Swiss SIM cards can be picked up in a number of places. This includes dedicated telecoms stores, convenience stores, and a range of other outlets. Simply look out for operator signs on the shop windows. You can also buy them online. To buy a Swiss SIM card, you’ll need to provide proof of identity (such as a passport). This is a legal requirement. You’ll also need to complete a registration process, which will take at least a few minutes.

Prepaid SIM cards usually come with credit already loaded onto them, meaning that you can call and use mobile data immediately. Credit can be added online at your operator’s website, or at any store that displays any mobile operator signs. In-store, you’ll be able to pay with cash or card.

Swiss mobile numbers

Telephone numbers in Switzerland are grouped into three main categories: geographical numbers, mobile numbers, and other services. Numbers typically have 10 digits and start with a 0. The first few digits of a phone number dictates which category the number falls into:

  • 02/03/04/05/06/071 – these are geographical numbers based on regional location within Switzerland. For example, phone numbers in the Zurich and Luzern regions start with 04 followed by eight further digits.
  • 074/075/076/077/078/079 – these are mobile phone numbers.
  • 08/09 – these are special and non-geographic numbers, covering free phone numbers and other services.

When calling a Swiss phone number from outside of Switzerland, you’ll need to add the country’s international dialing code. This is 0041 or +41. You then leave off the first “0” from the mobile number.

If you’re changing mobile phone providers in Switzerland, you may be able to keep your existing number. Speak to your new operator and see if you can simply swap your phone number across.

If you need to make an emergency call, such as to the pan-European number 112, you will be able to make the call from your mobile phone, regardless of whether you have a functioning SIM or coverage.

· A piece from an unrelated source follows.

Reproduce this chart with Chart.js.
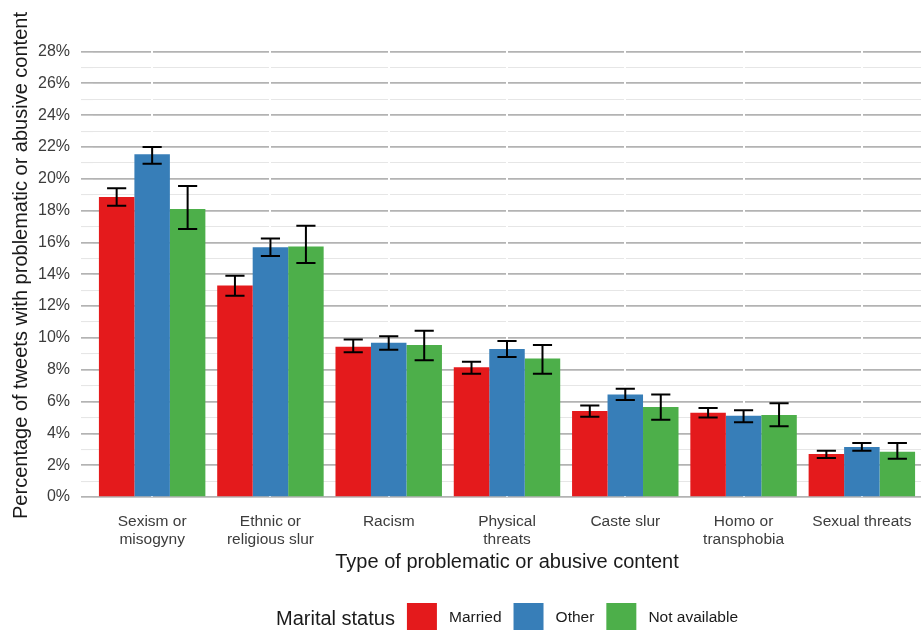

It’s a good idea to save this full list of emergency numbers in Switzerland and keep it handy.

Repairing a mobile phone in Switzerland

Have you just had to fish your phone out of one of Switzerland’s many pristine mountain streams? Or perhaps you’ve dropped it during a wander around a picture-perfect lakeside city? Whatever’s happened, if you need to get your phone repaired in Switzerland, then you have a number of options. Some operators and manufacturers offer in-store repair services at their outlets, so check online to see if your local store has this. Alternatively, you’ll find mobile phone stores in most towns that will offer repairs.

Making a complaint about a Swiss mobile operator

Every mobile operator in Switzerland has its own complaints process should you encounter any difficulties. You should use this if you have problems or feel that the service has not been what you expected. You’ll be able to find this information easily on their website. However, should you want to complain about the operator itself, you can do so by contacting Switzerland’s Federal Communications Commission (ComCom), the country’s telecoms regulator. Through the agency, you’ll be able to submit your complaint along with any relevant supporting documents.